Stop funding our mafia, Bulgarians tell EU Commission

Protestors posing as construction workers outside the building in Sofia hosting the services of EU institutions, 31 August 2020. [Yulia Lazarova/Dnevnik]

‘Stop funding our mafia’, read banners of a protest in front of the European Commission representation in Sofia on Monday (31 August). It was the 54th day of street protests in which Bulgarians are demanding the resignation of Prime Minister Boyko Borissov and the country’s chief prosecutor Ivan Geshev.

Thousands of Bulgarians have been calling every day in the streets on Borissov and Geshev to resign over rampant high-level corruption that has weakened state institutions and benefited powerful tycoons. Geshev, is widely considered as biased and unfit for the job.

“This is a protest with many symbols and you can see our banners. We are impersonating construction workers who have stopped work over the EU programme “Façade democracy”, Pavel, one of the protesters, explained to bTV channel.

“This means the EU as our partner, and also ourselves, we should open our eyes about all the lies around us and about the true nature of democracy in Bulgaria”, he told the channel.

A majority of the Bulgarians support the protests. The same can be said about the EU. But many Bulgarians consider that the EU money is used mostly to fill the pockets of those in power and that it doesn’t fulfil its main task: to create cohesion and benefit those in need.

Lately, every day protestors have targeted one of the country’s institutions. This time, it was the building hosting the EU services in Bulgaria.

“We have targeted this protest with a European angle, to get a media effect and a reaction”,  Pavel said.

One of the banners of the protest read “Operative Programme ‘Façade democracy steels your future’. Its beneficiaries GERB and its coalition parties”. GERB is Borissov’s ruling party (EPP) and its junior coalition partner is the United Patriots, consisting of far-right populists.

But the highlight of the 54th day of protests came from the mainly ethnic Turkish Movement of Rights and Freedoms (DPS) which announced that it would not support Borissov’s initiative to trigger a process of launching a new constitution.

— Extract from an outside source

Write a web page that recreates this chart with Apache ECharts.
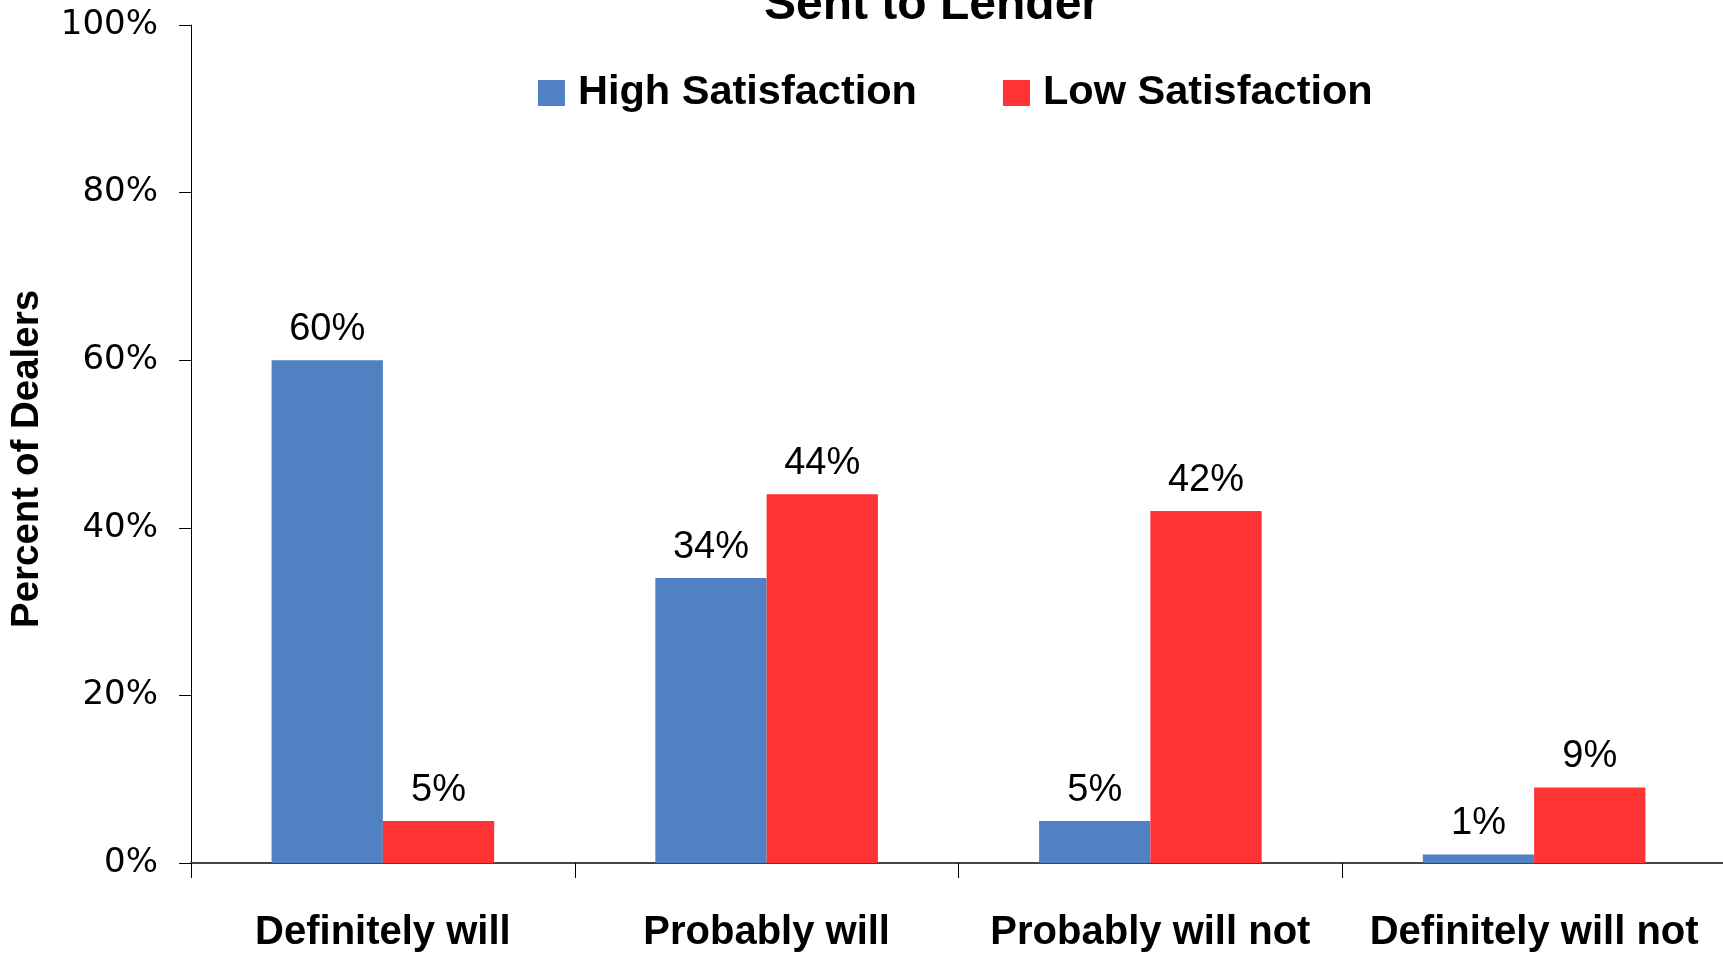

Instead of resigning, Borissov calls for new Bulgarian constitution

The national audience was expecting his resignation. But veteran Prime Minister Boyko Borissov made a televised address on Friday (14 August) in which he proposed a change of constitution – a move seen as an obvious attempt to buy time.

Protests …

According to an opinion poll on Monday, a majority of Bulgarians believe that Bulgaria does not need a new constitution and that Borissov has made this move only to buy time and avoid having to resign before the general elections next spring.

DPS (Renew) party are officially in opposition but maintain a cosy relation with Borissov’s GERB. Their decision was a bombshell and prompted the leaders of the protests to say that from this moment, Borissov has no choice but to resign.

Indeed, Borissov needed the DPS votes to trigger the process of launching a new constitution, as a majority of 180 MPs out of 240 is required. Borissov and his allies control a little over half of the 240 MPs.

The opposition has called for a bigger than usual protest on Tuesday.